╭─ DATASET CONTENT
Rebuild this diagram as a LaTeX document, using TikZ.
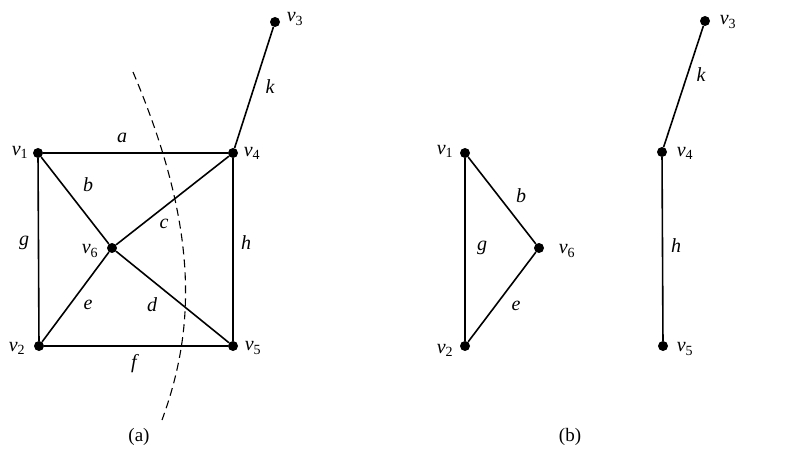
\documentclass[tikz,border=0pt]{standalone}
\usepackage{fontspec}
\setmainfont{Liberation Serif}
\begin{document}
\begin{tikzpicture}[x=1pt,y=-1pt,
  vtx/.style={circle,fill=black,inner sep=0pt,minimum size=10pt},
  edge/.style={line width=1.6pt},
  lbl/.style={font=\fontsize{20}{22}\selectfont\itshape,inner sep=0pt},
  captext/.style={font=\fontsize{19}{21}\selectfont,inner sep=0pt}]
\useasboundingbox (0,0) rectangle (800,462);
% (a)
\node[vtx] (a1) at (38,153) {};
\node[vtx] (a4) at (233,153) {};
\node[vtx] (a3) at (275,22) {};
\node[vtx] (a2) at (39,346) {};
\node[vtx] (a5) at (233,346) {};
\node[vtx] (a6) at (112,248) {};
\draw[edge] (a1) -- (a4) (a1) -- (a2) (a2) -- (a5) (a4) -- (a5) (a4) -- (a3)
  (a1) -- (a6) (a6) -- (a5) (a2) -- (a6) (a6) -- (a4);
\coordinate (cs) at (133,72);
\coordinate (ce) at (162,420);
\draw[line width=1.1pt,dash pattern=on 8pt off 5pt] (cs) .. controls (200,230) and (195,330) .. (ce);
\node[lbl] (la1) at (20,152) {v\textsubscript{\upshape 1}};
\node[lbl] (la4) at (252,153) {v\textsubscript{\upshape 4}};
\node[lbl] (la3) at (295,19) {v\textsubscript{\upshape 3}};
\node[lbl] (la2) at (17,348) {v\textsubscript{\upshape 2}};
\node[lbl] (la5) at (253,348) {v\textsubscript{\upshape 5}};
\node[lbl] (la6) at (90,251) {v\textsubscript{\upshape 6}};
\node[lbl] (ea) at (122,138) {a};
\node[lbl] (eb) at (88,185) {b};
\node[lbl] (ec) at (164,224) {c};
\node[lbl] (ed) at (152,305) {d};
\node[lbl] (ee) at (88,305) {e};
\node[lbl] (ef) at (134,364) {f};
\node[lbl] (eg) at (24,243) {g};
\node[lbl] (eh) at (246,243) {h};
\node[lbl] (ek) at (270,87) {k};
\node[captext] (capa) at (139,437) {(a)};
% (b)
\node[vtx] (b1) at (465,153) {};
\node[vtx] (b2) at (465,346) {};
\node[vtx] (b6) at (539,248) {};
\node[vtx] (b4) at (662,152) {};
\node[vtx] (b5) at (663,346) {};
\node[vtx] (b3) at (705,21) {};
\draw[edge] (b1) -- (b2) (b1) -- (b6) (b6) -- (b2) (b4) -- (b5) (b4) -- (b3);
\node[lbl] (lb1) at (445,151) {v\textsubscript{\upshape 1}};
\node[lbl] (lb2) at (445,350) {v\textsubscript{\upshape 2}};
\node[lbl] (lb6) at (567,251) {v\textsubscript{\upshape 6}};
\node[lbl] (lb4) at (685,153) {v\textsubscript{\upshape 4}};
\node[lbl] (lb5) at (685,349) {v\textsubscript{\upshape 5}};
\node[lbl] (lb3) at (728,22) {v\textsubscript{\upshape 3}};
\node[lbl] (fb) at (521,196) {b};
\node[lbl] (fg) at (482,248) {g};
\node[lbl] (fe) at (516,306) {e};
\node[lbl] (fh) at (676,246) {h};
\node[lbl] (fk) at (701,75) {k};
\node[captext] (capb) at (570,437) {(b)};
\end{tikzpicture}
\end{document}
╰─
§ **WHAT IS EXPECTED**
Every line of the data should be copied as it stands, without the images.

§ **TASK RESPONSE**
Rebuild this diagram as a LaTeX document, using TikZ.
\documentclass[tikz,border=0pt]{standalone}
\usepackage{fontspec}
\setmainfont{Liberation Serif}
\begin{document}
\begin{tikzpicture}[x=1pt,y=-1pt,
  vtx/.style={circle,fill=black,inner sep=0pt,minimum size=10pt},
  edge/.style={line width=1.6pt},
  lbl/.style={font=\fontsize{20}{22}\selectfont\itshape,inner sep=0pt},
  captext/.style={font=\fontsize{19}{21}\selectfont,inner sep=0pt}]
\useasboundingbox (0,0) rectangle (800,462);
% (a)
\node[vtx] (a1) at (38,153) {};
\node[vtx] (a4) at (233,153) {};
\node[vtx] (a3) at (275,22) {};
\node[vtx] (a2) at (39,346) {};
\node[vtx] (a5) at (233,346) {};
\node[vtx] (a6) at (112,248) {};
\draw[edge] (a1) -- (a4) (a1) -- (a2) (a2) -- (a5) (a4) -- (a5) (a4) -- (a3)
  (a1) -- (a6) (a6) -- (a5) (a2) -- (a6) (a6) -- (a4);
\coordinate (cs) at (133,72);
\coordinate (ce) at (162,420);
\draw[line width=1.1pt,dash pattern=on 8pt off 5pt] (cs) .. controls (200,230) and (195,330) .. (ce);
\node[lbl] (la1) at (20,152) {v\textsubscript{\upshape 1}};
\node[lbl] (la4) at (252,153) {v\textsubscript{\upshape 4}};
\node[lbl] (la3) at (295,19) {v\textsubscript{\upshape 3}};
\node[lbl] (la2) at (17,348) {v\textsubscript{\upshape 2}};
\node[lbl] (la5) at (253,348) {v\textsubscript{\upshape 5}};
\node[lbl] (la6) at (90,251) {v\textsubscript{\upshape 6}};
\node[lbl] (ea) at (122,138) {a};
\node[lbl] (eb) at (88,185) {b};
\node[lbl] (ec) at (164,224) {c};
\node[lbl] (ed) at (152,305) {d};
\node[lbl] (ee) at (88,305) {e};
\node[lbl] (ef) at (134,364) {f};
\node[lbl] (eg) at (24,243) {g};
\node[lbl] (eh) at (246,243) {h};
\node[lbl] (ek) at (270,87) {k};
\node[captext] (capa) at (139,437) {(a)};
% (b)
\node[vtx] (b1) at (465,153) {};
\node[vtx] (b2) at (465,346) {};
\node[vtx] (b6) at (539,248) {};
\node[vtx] (b4) at (662,152) {};
\node[vtx] (b5) at (663,346) {};
\node[vtx] (b3) at (705,21) {};
\draw[edge] (b1) -- (b2) (b1) -- (b6) (b6) -- (b2) (b4) -- (b5) (b4) -- (b3);
\node[lbl] (lb1) at (445,151) {v\textsubscript{\upshape 1}};
\node[lbl] (lb2) at (445,350) {v\textsubscript{\upshape 2}};
\node[lbl] (lb6) at (567,251) {v\textsubscript{\upshape 6}};
\node[lbl] (lb4) at (685,153) {v\textsubscript{\upshape 4}};
\node[lbl] (lb5) at (685,349) {v\textsubscript{\upshape 5}};
\node[lbl] (lb3) at (728,22) {v\textsubscript{\upshape 3}};
\node[lbl] (fb) at (521,196) {b};
\node[lbl] (fg) at (482,248) {g};
\node[lbl] (fe) at (516,306) {e};
\node[lbl] (fh) at (676,246) {h};
\node[lbl] (fk) at (701,75) {k};
\node[captext] (capb) at (570,437) {(b)};
\end{tikzpicture}
\end{document}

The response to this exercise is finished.